You’ll be taken to a recovery room or high-care unit until you’re fully awake and the doctors feel that your general condition is stable. Then you’ll be taken back to the ward, often with a pad or pillow strapped between your legs to keep them apart.

You’ll be given painkillers to help reduce pain as the effect of the anaesthetic wears off. These may include:

  • local anaesthetic
  • patient-controlled analgesia (PCA) – a system where you can control your own supply of painkiller going into a vein by pressing a button
  • painkilling injections or tablets.

The drip and any drains are usually removed within 24 hours. You’ll then be able to start walking, first with a frame and soon with elbow crutches or sticks.

How quickly you get back to normal depends on many factors, including:

  • your age
  • your general health
  • the strength of your muscles
  • the condition of your other joints.

Accelerated rehabilitation programmes

If your surgeon feels that everything is going well, you may be included in an accelerated rehabilitation programme, also called the enhanced recovery programme (ERP). This programme is becoming more common and aims to get you walking and moving within 12–18 hours and home within a few days. If you’re suitable, the ERP will start when you go for your pre-admission clinic to make sure you’re fully prepared for the surgery and understand the programme. After the operation the programme aims to get you moving and eating normally as soon as possible, and when you’re discharged from hospital you’ll be given supporting therapy and follow-up checks. The programme focuses on making sure that you take an active role in your own recovery process.

Physiotherapy and occupational therapy

A physiotherapist will see you in hospital after the operation to help get you moving and advise you on exercises to strengthen your muscles. A physiotherapist or an occupational therapist will tell you the dos and don’ts after hip surgery – how to get in and out of a bed, a chair, the shower etc. It’s very important to follow this advice.

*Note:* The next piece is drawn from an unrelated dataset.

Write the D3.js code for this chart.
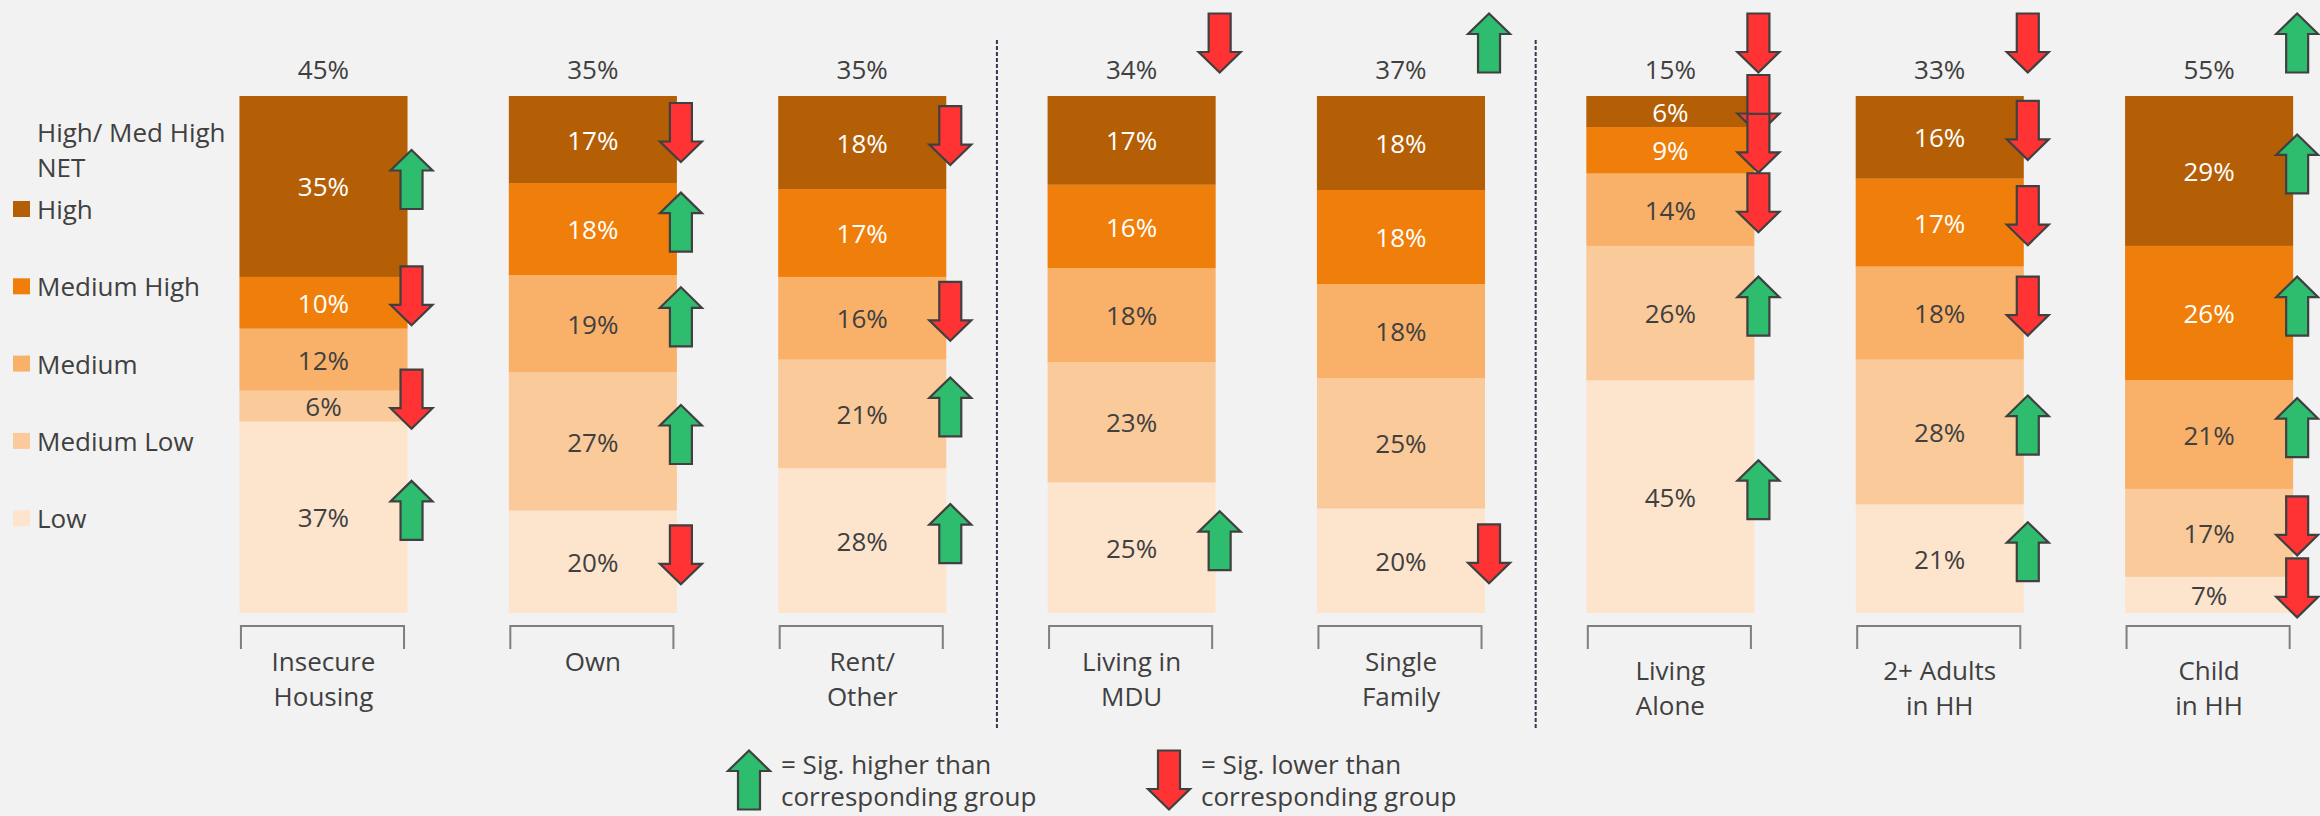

You shouldn’t bend the hips to more than 90º (e.g. squatting, or sitting in a low chair or couch) and never cross your legs because these positions could dislocate your new hip. An occupational therapist will advise you on the correct height of seating.

Before you leave hospital, an occupational therapist will assess your physical ability and your situation at home, and may give you equipment such as a raised toilet seat and gadgets to help you dress.

Read more about physiotherapy and occupational therapy.

Going home

Most people are able to climb stairs and are ready to leave hospital within 4–8 days.

You’ll need to attend the outpatients’ department, usually 6–12 weeks after the operation, for a routine check-up to make sure your recovery is going well. You may also be offered outpatient physiotherapy if your doctors feel that this will help your recovery.

Once you’re at home the district nurse will change your bandages and take out any stitches (sometimes called sutures). If you have any problems with your wound healing then you should tell the hospital staff straight away.